Node randomly restarting. Possibly high memory usage

Mark · August 10, 2020, 3:26am

I received several uptime robot emails today informing me that my node had gone down and then back up. The node logs don’t say anything about it shutting down, but it does show when it starts back up.
I checked memory usage and at one point my raspberry pi(2 gig version running storage node 1.9.5) indicated that storage node was using 980MB of memory which is higher than normal if I’m not mistaken.

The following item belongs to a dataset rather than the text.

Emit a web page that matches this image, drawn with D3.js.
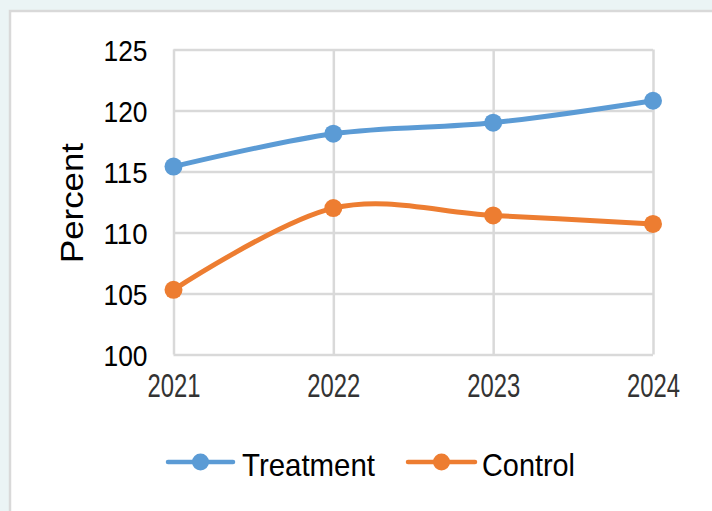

Anybody else experiencing anything similar today?
I’m wondering if certain customer usage patterns can cause a node to do this.
I used the following command to check memory usage:

ps axo rss,comm,pid \
| awk '{ proc_list[$2] += $1; } END \
{ for (proc in proc_list) { printf("%d\t%s\n", proc_list[proc],proc); }}' \
| sort -n | tail -n 10 | sort -rn \
| awk '{$1/=1024;printf "%.0fMB\t",$1}{print $2}'

The memory usage seems to be slowly creeping up over time. As I finish writing this post it’s now at 612MB and climbing

andrew2.hart · August 10, 2020, 5:16am

Check your dmesg output for bad sectors.

Alexey · August 10, 2020, 6:54am

I would like to recommend to check your databases as well

Mark · August 11, 2020, 12:15am

The databases integrity check was “ok” for all the db files.
the storagenode log had several hundred lines that said either

ordersdb error: database is locked
or
bandwidthdb error: database is locked

In the dmesg I didn’t see anything about bad sectors but I’ll do a more complete search later. I did however see some messages that said:

[2196758.706831] Out of memory: Kill process 11607 (storagenode) score 499 or sacrifice child
[2196758.710086] Killed process 11607 (storagenode) total-vm:1806856kB, anon-rss:973880kB, file-rss:14888kB, shmem-rss:0kB

Anyways, last night I stopped the storagenode, removed the container and restarted it with a lower storage limit, so the node is full right now and seems to be working ok. It’s only using 35MB of memory right now. I’ll open it back up to ingress when I have more time to watch it.

andrew2.hart · August 11, 2020, 5:47am

It kinda sounds like your disk is too slow.

You could try setting concurrent requests very low i.e. to 1. This will also greatly affect the ingest speed.

When I had the oom killer on the pi it wasn’t with locked db errors, so probably not a failing disk like I had.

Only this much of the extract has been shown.